** begin **

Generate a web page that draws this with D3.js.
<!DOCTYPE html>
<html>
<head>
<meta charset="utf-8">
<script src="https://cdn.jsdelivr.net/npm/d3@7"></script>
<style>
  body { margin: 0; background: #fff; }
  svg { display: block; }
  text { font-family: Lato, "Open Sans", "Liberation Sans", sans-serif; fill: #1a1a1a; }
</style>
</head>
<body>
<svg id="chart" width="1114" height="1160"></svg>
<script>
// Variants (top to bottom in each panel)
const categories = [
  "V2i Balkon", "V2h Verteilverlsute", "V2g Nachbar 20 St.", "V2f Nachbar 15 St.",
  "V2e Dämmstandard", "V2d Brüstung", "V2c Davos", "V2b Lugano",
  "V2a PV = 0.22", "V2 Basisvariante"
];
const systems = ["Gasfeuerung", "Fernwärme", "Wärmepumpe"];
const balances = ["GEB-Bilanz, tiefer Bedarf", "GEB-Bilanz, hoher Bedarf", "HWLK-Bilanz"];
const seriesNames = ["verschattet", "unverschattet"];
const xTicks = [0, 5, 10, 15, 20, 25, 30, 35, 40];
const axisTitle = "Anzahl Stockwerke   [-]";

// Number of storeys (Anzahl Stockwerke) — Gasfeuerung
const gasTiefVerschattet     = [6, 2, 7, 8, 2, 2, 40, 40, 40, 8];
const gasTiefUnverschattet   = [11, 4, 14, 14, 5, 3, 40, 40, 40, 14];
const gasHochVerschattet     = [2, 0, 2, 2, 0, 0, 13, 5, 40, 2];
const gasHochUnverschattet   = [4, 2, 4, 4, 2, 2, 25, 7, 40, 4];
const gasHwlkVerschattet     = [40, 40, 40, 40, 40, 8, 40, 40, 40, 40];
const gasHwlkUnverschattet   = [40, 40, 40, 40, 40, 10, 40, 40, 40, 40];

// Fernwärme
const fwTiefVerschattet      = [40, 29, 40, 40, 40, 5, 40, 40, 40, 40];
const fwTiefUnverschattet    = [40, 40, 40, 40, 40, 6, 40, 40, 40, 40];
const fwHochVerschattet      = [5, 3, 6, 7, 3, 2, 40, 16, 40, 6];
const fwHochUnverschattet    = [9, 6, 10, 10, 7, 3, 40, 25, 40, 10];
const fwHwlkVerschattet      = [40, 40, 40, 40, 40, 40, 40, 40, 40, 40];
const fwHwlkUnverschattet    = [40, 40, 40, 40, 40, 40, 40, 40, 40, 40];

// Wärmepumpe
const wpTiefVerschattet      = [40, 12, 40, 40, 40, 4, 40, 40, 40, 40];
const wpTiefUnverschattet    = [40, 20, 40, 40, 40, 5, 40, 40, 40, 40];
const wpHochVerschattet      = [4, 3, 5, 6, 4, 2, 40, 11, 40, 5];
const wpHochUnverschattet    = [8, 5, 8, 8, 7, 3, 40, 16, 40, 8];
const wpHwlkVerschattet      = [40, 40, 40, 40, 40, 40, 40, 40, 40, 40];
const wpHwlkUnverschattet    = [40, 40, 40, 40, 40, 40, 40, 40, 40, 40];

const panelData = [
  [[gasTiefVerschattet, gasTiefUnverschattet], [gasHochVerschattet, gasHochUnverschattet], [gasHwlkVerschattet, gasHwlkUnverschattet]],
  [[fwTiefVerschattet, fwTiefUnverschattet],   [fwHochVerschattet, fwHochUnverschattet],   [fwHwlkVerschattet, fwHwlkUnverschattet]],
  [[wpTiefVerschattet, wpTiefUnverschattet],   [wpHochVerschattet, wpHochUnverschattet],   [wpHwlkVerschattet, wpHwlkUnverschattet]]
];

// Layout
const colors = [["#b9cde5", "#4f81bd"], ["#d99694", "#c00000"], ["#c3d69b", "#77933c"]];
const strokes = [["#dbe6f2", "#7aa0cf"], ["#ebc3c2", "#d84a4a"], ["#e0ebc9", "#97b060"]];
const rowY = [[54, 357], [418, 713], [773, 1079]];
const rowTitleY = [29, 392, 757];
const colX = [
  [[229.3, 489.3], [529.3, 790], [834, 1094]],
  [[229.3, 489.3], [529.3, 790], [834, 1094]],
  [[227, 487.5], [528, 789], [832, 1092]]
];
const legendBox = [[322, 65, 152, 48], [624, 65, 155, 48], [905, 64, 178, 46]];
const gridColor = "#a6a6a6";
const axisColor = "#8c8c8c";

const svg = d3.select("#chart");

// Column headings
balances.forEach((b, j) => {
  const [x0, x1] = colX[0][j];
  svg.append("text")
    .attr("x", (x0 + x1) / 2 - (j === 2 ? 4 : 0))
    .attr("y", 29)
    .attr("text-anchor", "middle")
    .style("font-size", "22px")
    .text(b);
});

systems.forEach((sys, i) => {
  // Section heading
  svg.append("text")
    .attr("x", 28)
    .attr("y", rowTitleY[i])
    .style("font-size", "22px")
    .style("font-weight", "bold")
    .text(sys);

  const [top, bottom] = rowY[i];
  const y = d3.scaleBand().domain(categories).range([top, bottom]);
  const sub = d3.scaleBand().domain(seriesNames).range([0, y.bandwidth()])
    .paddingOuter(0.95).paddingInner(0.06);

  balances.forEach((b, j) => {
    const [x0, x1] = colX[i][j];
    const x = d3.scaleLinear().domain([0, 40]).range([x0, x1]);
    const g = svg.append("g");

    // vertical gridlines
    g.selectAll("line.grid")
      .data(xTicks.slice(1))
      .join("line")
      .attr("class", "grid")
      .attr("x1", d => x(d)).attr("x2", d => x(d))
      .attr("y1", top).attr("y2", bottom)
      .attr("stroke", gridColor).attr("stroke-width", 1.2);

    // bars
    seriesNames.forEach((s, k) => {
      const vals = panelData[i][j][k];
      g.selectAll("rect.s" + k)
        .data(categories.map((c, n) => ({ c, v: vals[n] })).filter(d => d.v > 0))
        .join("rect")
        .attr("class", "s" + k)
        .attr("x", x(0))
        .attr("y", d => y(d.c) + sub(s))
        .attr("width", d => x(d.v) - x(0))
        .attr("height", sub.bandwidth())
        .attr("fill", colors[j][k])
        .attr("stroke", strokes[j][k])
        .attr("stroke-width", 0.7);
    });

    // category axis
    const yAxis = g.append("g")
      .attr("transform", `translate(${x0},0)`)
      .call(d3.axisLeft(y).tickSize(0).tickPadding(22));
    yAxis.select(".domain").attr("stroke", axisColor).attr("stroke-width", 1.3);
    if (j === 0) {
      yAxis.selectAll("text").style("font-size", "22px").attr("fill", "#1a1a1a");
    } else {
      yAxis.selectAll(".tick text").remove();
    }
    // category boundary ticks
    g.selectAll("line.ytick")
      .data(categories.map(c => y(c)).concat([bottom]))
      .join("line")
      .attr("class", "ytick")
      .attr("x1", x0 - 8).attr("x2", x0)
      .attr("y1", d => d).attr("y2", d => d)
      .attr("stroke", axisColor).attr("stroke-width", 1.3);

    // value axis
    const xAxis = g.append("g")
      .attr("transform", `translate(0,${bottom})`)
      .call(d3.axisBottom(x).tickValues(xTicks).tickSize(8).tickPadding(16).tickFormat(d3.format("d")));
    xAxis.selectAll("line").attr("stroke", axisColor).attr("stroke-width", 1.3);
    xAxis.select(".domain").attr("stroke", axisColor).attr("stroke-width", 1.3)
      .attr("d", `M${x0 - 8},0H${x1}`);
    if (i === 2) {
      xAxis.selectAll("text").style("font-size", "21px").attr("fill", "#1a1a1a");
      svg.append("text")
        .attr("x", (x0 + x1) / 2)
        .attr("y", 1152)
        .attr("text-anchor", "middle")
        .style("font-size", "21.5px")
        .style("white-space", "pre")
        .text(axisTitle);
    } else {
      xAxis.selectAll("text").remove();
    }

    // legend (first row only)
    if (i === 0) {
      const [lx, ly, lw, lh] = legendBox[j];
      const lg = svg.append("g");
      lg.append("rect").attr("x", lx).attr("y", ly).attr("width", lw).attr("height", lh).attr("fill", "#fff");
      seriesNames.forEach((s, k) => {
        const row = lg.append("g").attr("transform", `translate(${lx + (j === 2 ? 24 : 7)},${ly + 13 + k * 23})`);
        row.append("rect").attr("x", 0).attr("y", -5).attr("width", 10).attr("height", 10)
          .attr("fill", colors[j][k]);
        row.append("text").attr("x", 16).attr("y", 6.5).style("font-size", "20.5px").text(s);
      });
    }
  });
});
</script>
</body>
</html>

** end **

Return nothing but the lines from the start of the listing above through the line containing "10, 40, 40, 40, 40];", exactly as given.

**Answer to this problem**
Generate a web page that draws this with D3.js.
<!DOCTYPE html>
<html>
<head>
<meta charset="utf-8">
<script src="https://cdn.jsdelivr.net/npm/d3@7"></script>
<style>
  body { margin: 0; background: #fff; }
  svg { display: block; }
  text { font-family: Lato, "Open Sans", "Liberation Sans", sans-serif; fill: #1a1a1a; }
</style>
</head>
<body>
<svg id="chart" width="1114" height="1160"></svg>
<script>
// Variants (top to bottom in each panel)
const categories = [
  "V2i Balkon", "V2h Verteilverlsute", "V2g Nachbar 20 St.", "V2f Nachbar 15 St.",
  "V2e Dämmstandard", "V2d Brüstung", "V2c Davos", "V2b Lugano",
  "V2a PV = 0.22", "V2 Basisvariante"
];
const systems = ["Gasfeuerung", "Fernwärme", "Wärmepumpe"];
const balances = ["GEB-Bilanz, tiefer Bedarf", "GEB-Bilanz, hoher Bedarf", "HWLK-Bilanz"];
const seriesNames = ["verschattet", "unverschattet"];
const xTicks = [0, 5, 10, 15, 20, 25, 30, 35, 40];
const axisTitle = "Anzahl Stockwerke   [-]";

// Number of storeys (Anzahl Stockwerke) — Gasfeuerung
const gasTiefVerschattet     = [6, 2, 7, 8, 2, 2, 40, 40, 40, 8];
const gasTiefUnverschattet   = [11, 4, 14, 14, 5, 3, 40, 40, 40, 14];
const gasHochVerschattet     = [2, 0, 2, 2, 0, 0, 13, 5, 40, 2];
const gasHochUnverschattet   = [4, 2, 4, 4, 2, 2, 25, 7, 40, 4];
const gasHwlkVerschattet     = [40, 40, 40, 40, 40, 8, 40, 40, 40, 40];
const gasHwlkUnverschattet   = [40, 40, 40, 40, 40, 10, 40, 40, 40, 40];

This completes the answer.